- _Given request_: Nothing after the line with "plt.rcParams['font.family'] = ['Liberation" belongs in the copy; extract the lines below from the top through that line, pictures left out.

══ Given information ══

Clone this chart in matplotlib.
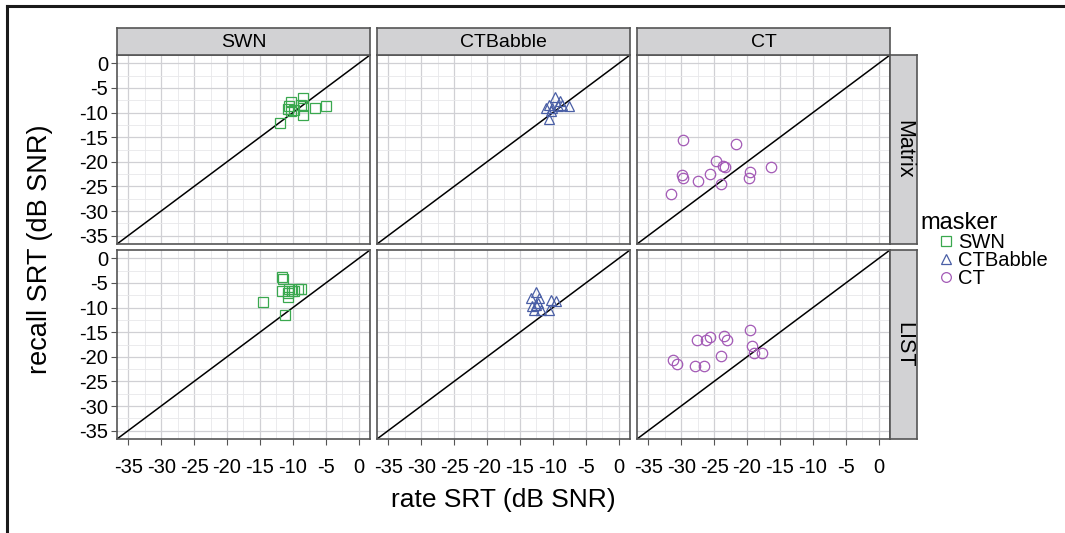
'''Recall SRT vs rate SRT, faceted by masker and test'''

import matplotlib
matplotlib.use('Agg')
import matplotlib.pyplot as plt
from matplotlib.lines import Line2D

plt.rcParams['font.family'] = ['Liberation Sans', 'DejaVu Sans']

maskers = ['SWN', 'CTBabble', 'CT']
tests = ['Matrix', 'LIST']
colors = {'SWN': '#3aa84f', 'CTBabble': '#4a5fa6', 'CT': '#a35ab6'}
markers = {'SWN': 's', 'CTBabble': '^', 'CT': 'o'}
ticks = [-35, -30, -25, -20, -15, -10, -5, 0]

# rate SRT (x) and recall SRT (y), dB SNR
swn_matrix_rate = [-11.9, -10.6, -10.3, -10.3, -10.7, -8.4, -8.4, -8.4, -6.6, -5.0, -9.8, -8.8]
swn_matrix_recall = [-12.1, -8.7, -7.9, -9.7, -9.2, -7.0, -8.7, -10.4, -9.0, -8.6, -9.4, -8.4]
ctb_matrix_rate = [-9.7, -10.6, -10.2, -9.0, -8.6, -7.6, -10.6, -10.3, -9.3, -11.1]
ctb_matrix_recall = [-6.8, -8.4, -9.0, -7.7, -8.4, -8.6, -11.4, -9.7, -8.7, -9.0]
ct_matrix_rate = [-29.7, -21.6, -24.7, -23.7, -23.3, -29.9, -29.7, -27.5, -25.6, -23.9,
                  -19.5, -19.7, -16.4, -31.5]
ct_matrix_recall = [-15.5, -16.3, -19.9, -20.9, -21.1, -22.6, -23.3, -23.8, -22.4, -24.5,
                    -22.1, -23.3, -21.1, -26.6]

swn_list_rate = [-11.7, -11.5, -14.5, -11.2, -11.6, -10.8, -10.6, -9.8, -9.3, -8.7, -10.8, -10.1]
swn_list_recall = [-3.7, -4.1, -8.9, -11.6, -6.7, -7.0, -6.3, -6.7, -6.3, -6.3, -7.8, -6.7]
ctb_list_rate = [-12.5, -13.4, -12.1, -12.6, -12.9, -11.8, -10.6, -10.3, -9.6, -12.3, -13.1]
ctb_list_recall = [-6.9, -8.0, -8.0, -9.4, -10.4, -10.4, -10.4, -8.4, -8.7, -9.0, -9.7]
ct_list_rate = [-31.2, -30.6, -27.9, -26.5, -27.6, -26.2, -25.6, -23.5, -23.1, -23.9,
                -19.5, -19.3, -19.0, -17.8]
ct_list_recall = [-20.6, -21.4, -21.9, -21.9, -16.6, -16.6, -16.0, -15.8, -16.6, -19.9,
                  -14.6, -17.9, -19.2, -19.2]

data = {
    ('Matrix', 'SWN'): (swn_matrix_rate, swn_matrix_recall),
    ('Matrix', 'CTBabble'): (ctb_matrix_rate, ctb_matrix_recall),
    ('Matrix', 'CT'): (ct_matrix_rate, ct_matrix_recall),
    ('LIST', 'SWN'): (swn_list_rate, swn_list_recall),
    ('LIST', 'CTBabble'): (ctb_list_rate, ctb_list_recall),
    ('LIST', 'CT'): (ct_list_rate, ct_list_recall),
}

W, H = 1065, 533
fig = plt.figure(figsize=(W / 100, H / 100), dpi=100)

col_x = [117, 377, 637]
row_y = [55, 250]
pw, ph = 253, 189
lims = (-36.7, 1.7)
strip_fill = '#d2d2d4'
edge = '#555555'


def px_rect(x0, y0, w, h):
    return [x0 / W, 1 - (y0 + h) / H, w / W, h / H]


def strip_axes(rect):
    sax = fig.add_axes(rect)
    sax.set_xticks([])
    sax.set_yticks([])
    sax.set_facecolor(strip_fill)
    for s in sax.spines.values():
        s.set_color(edge)
        s.set_linewidth(1.2)
    return sax


minor = [t + 2.5 for t in ticks[:-1]]

for r, test in enumerate(tests):
    for c, masker in enumerate(maskers):
        ax = fig.add_axes(px_rect(col_x[c], row_y[r], pw, ph))
        ax.set_xlim(lims)
        ax.set_ylim(lims)
        ax.set_xticks(ticks)
        ax.set_yticks(ticks)
        ax.set_xticks(minor, minor=True)
        ax.set_yticks(minor, minor=True)
        ax.grid(which='major', color='#d0d0d4', lw=0.9)
        ax.grid(which='minor', color='#e8e8ea', lw=0.6)
        ax.set_axisbelow(True)
        for s in ax.spines.values():
            s.set_color(edge)
            s.set_linewidth(1.2)
        ax.tick_params(which='minor', length=0)
        ax.tick_params(which='major', length=4, width=0.8, color=edge,
                       labelsize=14.5)
        ax.tick_params(axis='x', pad=10)
        ax.tick_params(axis='y', pad=2.5)
        ax.tick_params(labelleft=(c == 0), left=(c == 0),
                       labelbottom=(r == 1), bottom=(r == 1))
        ax.set_xticklabels([str(t) for t in ticks])
        ax.set_yticklabels([str(t) for t in ticks])
        ax.axline((0, 0), slope=1, color='black', lw=1.1, zorder=2)
        x, y = data[(test, masker)]
        ax.plot(x, y, ls='none', marker=markers[masker], mfc='none',
                mec=colors[masker], ms=7.5, mew=0.9, zorder=3)

        if r == 0:
            sax = strip_axes(px_rect(col_x[c], 28, pw, 27))
            sax.text(0.5, 0.45, masker, ha='center', va='center', fontsize=14,
                     transform=sax.transAxes)
        if c == 2:
            sax = strip_axes(px_rect(890, row_y[r], 27, ph))
            sax.text(0.5, 0.5, test, ha='center', va='center', fontsize=15.5,
                     rotation=-90, transform=sax.transAxes)

fig.text(40 / W, 1 - 249 / H, 'recall SRT (dB SNR)', rotation=90,
         ha='center', va='center', fontsize=19.5)
fig.text(503 / W, 1 - 500 / H, 'rate SRT (dB SNR)', ha='center', va='center',
         fontsize=19)

# legend: title drawn separately so the keys sit indented under it
fig.text(920 / W, 1 - 229 / H, 'masker', ha='left', va='baseline', fontsize=17)
handles = [Line2D([], [], ls='none', marker=markers[m], mfc='none',
                  mec=colors[m], ms=7, mew=0.9) for m in maskers]
fig.legend(handles, maskers, loc='upper left',
           bbox_to_anchor=(938 / W, 1 - 233 / H), frameon=False,
           fontsize=14.5, handlelength=0.8, handletextpad=0.2,
           labelspacing=-0.05, borderpad=0, borderaxespad=0)

# frame around the figure (left and top edges)
fig.add_artist(Line2D([7 / W, 7 / W], [0, 1 - 6 / H], color='#1a1a1a', lw=2.2,
                      transform=fig.transFigure))
fig.add_artist(Line2D([7 / W, 1], [1 - 6 / H, 1 - 6 / H], color='#1a1a1a', lw=2.2,
                      transform=fig.transFigure))

fig.savefig('out.png', dpi=100)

═══

- _Exercise output_:
Clone this chart in matplotlib.
'''Recall SRT vs rate SRT, faceted by masker and test'''

import matplotlib
matplotlib.use('Agg')
import matplotlib.pyplot as plt
from matplotlib.lines import Line2D

plt.rcParams['font.family'] = ['Liberation Sans', 'DejaVu Sans']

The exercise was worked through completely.